Thanks a lot! I knew I must have been doing something silly.
I am using ForwardDiff, so I’ll give ‘i’ a shot.

Looking at the StatsFuns docs, the log likelihood function should be normlogpdf((X - Y) / sig) - log(sig). Just incase anyone is copy pasting into their own model.

1 Like

Ah yes, nice catch! Forgot about the logabsdet jacobian term

Btw, this will be fixed as soon as [Merged by Bors] - Fix use of arrays of Distributions by devmotion · Pull Request #245 · TuringLang/DynamicPPL.jl · GitHub is merged, which should be veeery soon:)

1 Like

Using Tullio in the log likelihood gave me a big speed up, using forwarddiff. But rhat values were higher and the posterior visibly messy. So I’ve stuck with broadcasting for now. Obviously I could increase the iterations due to the speed up. But seems something is off, so I don’t quite trust it.

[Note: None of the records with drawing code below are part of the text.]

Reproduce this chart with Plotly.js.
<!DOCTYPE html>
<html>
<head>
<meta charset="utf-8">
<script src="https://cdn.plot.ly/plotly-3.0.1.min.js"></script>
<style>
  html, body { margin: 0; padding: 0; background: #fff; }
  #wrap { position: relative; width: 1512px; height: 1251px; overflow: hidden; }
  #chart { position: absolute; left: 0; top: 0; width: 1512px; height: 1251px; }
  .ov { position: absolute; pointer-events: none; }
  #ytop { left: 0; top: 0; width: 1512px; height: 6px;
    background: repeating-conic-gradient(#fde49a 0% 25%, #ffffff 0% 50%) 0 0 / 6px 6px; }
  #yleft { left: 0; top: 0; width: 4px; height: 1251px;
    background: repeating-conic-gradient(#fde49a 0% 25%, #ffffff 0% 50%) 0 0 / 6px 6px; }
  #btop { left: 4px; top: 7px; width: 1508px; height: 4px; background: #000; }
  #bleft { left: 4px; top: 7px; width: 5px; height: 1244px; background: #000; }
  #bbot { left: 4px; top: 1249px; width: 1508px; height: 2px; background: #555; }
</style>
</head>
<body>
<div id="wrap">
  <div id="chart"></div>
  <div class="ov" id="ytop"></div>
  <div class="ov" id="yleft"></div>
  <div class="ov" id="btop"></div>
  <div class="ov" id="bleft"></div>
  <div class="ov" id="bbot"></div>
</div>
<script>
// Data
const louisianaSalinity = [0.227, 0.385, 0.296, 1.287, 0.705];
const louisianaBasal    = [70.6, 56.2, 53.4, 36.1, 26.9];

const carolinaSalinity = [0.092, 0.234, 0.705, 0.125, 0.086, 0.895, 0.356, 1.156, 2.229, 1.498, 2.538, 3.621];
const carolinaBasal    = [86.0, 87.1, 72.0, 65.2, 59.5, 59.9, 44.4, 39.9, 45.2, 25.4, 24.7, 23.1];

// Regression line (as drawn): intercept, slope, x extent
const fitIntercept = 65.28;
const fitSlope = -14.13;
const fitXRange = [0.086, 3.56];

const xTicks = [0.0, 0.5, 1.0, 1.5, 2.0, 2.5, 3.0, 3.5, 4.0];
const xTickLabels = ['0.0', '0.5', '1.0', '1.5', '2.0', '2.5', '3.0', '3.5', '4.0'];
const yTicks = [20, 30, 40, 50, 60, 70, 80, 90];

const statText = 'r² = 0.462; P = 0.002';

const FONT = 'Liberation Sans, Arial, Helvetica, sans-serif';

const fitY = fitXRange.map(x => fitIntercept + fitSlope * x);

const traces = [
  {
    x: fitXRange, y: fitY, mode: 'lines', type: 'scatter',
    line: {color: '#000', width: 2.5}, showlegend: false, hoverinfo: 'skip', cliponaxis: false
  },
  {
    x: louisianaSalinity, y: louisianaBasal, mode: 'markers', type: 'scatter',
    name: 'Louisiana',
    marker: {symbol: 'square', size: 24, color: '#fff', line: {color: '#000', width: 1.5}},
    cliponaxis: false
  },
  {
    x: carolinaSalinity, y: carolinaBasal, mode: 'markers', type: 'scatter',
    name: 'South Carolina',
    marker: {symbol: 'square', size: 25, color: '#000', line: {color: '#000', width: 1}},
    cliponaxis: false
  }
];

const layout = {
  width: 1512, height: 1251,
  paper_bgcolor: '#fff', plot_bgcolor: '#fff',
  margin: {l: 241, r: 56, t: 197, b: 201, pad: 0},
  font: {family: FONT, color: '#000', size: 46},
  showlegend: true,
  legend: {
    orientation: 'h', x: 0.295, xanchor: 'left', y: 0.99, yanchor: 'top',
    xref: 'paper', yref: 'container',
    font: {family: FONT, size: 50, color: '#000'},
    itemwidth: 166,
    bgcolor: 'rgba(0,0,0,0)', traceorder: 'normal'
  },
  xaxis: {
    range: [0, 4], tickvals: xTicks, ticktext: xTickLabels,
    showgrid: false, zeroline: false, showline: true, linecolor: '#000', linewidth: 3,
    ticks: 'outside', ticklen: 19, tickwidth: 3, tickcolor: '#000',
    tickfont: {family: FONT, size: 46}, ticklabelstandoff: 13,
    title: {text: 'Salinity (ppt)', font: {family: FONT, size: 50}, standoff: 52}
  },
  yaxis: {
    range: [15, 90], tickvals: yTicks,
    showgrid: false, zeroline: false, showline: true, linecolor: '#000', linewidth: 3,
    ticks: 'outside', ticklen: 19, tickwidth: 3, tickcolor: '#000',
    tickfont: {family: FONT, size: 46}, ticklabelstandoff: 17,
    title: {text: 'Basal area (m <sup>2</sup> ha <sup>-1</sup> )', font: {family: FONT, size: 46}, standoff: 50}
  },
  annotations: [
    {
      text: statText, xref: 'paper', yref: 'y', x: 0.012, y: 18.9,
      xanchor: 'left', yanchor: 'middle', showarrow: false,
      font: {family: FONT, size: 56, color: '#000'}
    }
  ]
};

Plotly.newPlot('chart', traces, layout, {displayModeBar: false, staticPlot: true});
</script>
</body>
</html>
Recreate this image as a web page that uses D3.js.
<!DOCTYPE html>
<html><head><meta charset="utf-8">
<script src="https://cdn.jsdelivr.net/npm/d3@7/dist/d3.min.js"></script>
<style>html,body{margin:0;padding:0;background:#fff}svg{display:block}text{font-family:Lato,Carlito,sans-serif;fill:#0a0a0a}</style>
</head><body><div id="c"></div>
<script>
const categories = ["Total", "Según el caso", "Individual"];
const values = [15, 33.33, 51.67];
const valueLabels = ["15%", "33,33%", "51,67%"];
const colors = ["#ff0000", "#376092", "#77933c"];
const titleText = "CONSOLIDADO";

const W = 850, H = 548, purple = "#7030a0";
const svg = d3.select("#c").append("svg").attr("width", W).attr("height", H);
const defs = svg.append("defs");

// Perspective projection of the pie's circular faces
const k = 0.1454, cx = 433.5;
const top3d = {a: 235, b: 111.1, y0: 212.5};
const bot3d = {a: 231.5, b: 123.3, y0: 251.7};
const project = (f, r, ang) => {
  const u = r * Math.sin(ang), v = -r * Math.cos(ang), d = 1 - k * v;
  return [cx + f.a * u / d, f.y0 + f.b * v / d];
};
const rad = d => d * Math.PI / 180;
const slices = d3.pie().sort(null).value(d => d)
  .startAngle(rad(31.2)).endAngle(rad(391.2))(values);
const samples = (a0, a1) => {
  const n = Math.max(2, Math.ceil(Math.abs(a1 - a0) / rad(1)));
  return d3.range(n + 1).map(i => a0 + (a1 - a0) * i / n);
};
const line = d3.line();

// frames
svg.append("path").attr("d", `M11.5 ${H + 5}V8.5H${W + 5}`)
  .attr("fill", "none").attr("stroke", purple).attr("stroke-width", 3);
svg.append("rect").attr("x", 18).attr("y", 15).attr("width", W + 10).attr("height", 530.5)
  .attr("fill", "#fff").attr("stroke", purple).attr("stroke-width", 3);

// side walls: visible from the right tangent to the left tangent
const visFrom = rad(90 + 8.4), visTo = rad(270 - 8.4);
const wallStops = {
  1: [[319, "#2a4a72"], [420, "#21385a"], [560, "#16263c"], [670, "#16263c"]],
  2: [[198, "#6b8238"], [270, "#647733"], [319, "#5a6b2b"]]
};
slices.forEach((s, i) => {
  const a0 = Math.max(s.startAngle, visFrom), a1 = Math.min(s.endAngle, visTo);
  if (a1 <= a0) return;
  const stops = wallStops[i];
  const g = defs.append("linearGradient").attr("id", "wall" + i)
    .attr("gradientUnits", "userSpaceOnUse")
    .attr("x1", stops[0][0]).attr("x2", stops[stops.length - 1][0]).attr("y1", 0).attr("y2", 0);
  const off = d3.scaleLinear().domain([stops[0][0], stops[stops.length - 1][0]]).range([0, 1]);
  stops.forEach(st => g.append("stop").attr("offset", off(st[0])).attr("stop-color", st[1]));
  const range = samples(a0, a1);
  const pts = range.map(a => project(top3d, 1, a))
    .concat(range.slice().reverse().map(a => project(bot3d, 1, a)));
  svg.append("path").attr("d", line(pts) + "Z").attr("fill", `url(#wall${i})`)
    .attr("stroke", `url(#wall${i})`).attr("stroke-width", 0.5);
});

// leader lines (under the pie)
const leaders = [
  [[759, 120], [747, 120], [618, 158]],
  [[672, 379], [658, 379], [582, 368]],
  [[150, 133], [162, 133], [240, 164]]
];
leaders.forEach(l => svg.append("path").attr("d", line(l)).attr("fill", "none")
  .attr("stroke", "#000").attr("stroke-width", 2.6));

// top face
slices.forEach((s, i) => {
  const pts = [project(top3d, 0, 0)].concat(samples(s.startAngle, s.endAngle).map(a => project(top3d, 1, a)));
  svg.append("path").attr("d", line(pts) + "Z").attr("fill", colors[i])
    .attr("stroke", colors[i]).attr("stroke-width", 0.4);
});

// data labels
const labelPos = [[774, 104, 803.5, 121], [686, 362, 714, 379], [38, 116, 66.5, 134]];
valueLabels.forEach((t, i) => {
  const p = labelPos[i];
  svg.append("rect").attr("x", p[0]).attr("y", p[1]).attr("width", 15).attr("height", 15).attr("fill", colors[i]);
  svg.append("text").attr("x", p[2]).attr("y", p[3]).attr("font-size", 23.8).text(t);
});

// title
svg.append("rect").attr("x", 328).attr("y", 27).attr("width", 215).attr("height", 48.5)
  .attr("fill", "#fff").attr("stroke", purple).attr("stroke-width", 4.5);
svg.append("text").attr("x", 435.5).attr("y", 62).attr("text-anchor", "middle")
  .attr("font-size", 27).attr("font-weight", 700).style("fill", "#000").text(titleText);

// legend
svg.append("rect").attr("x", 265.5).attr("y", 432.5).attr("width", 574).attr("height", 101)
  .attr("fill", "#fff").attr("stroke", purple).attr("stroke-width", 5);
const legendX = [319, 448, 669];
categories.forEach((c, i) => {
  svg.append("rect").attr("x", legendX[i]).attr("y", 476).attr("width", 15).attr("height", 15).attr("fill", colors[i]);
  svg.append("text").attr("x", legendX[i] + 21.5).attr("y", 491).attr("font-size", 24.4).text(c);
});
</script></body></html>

Could you share the code using Tullio.jl? Sort of surpirsed here. If it’s indeed just doing the same computation, it shouldn’t be an issue.

Btw, the new version of DPPL now allows you to do the I .~ BernoulliLogit.(z) which should also be pretty fast:)

I want to try this. What packages are you using ? Is there any other prep not in the MWE?